Scuffles with trooper at Flight 93 scene
Wednesday, September 26, 2001
By Tom Gibb, Post-Gazette Staff Writer
A township supervisor from Blair County -- "a very deep thinker" emotionally wrenched by the Sept. 11 terrorist attacks, his wife said -- was arrested for trying to force his way onto the United Flight 93 crash site in Somerset County after first lying to police that he was related to one of the victims.
"He was cussing and whatever. He kept yelling, 'Is there any media around here?' " Salvation Army Field Director Chris Crow said Monday after state troopers subdued 60-year-old Terrence Claar.
Claar, a retiree in his second year as a supervisor in suburban Altoona's Blair Township, was charged with criminal mischief and taken for a physical and mental evaluation, state police said. His wife, Virginia, said yesterday her husband was not injured in the incident but had been hospitalized. She declined to identify the hospital or say what her husband was being treated for.
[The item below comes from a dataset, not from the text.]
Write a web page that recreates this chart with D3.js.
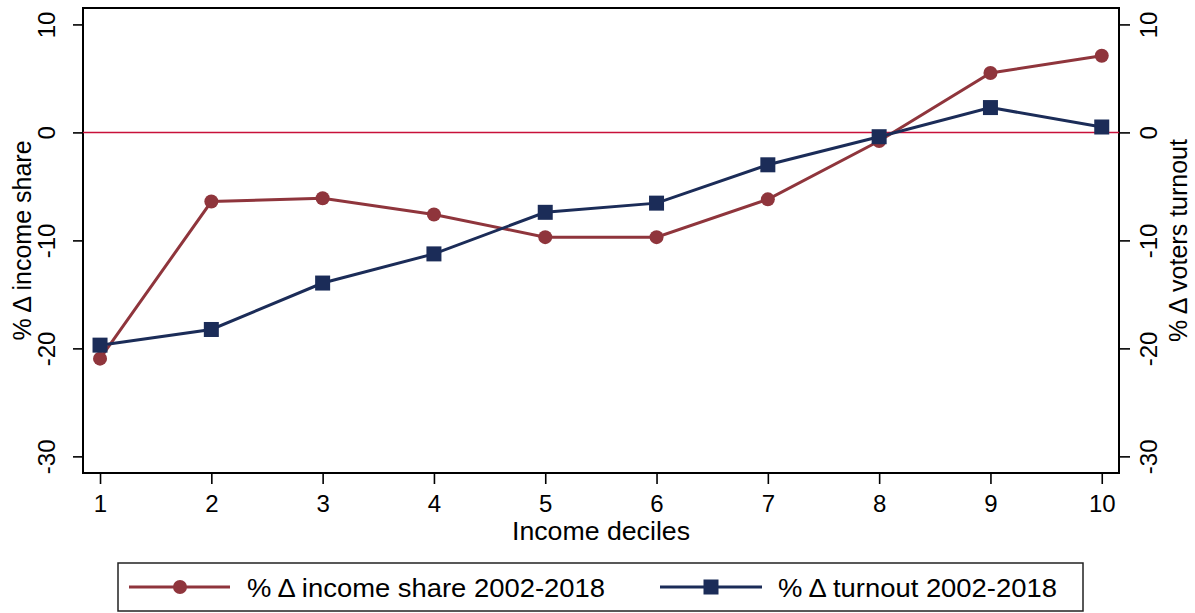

The site, near Shanksville, was deemed a crime scene and ruled off-limits to the public shortly after the airliner crashed there Sept. 11, killing all 44 people aboard. The main entrance to the site has been watched by state troopers.
At about 10 a.m. Monday, Claar became the seventh person charged with trying to breach the boundaries, joining a group that consists mostly of curiosity seekers and a pair of free-lance photographers.
"He came, claiming he was a family member, but the investigation showed he wasn't family," state police Capt. Frank Monaco said. "Then, he came back and tried to get in again."
This time, when he was rebuffed, Claar tussled with a state trooper, denting a Salvation Army vehicle, Crow said.
"He didn't have an agenda," Virginia Claar said. "Emotionally, the events [of Sept. 11] ... were very difficult for him."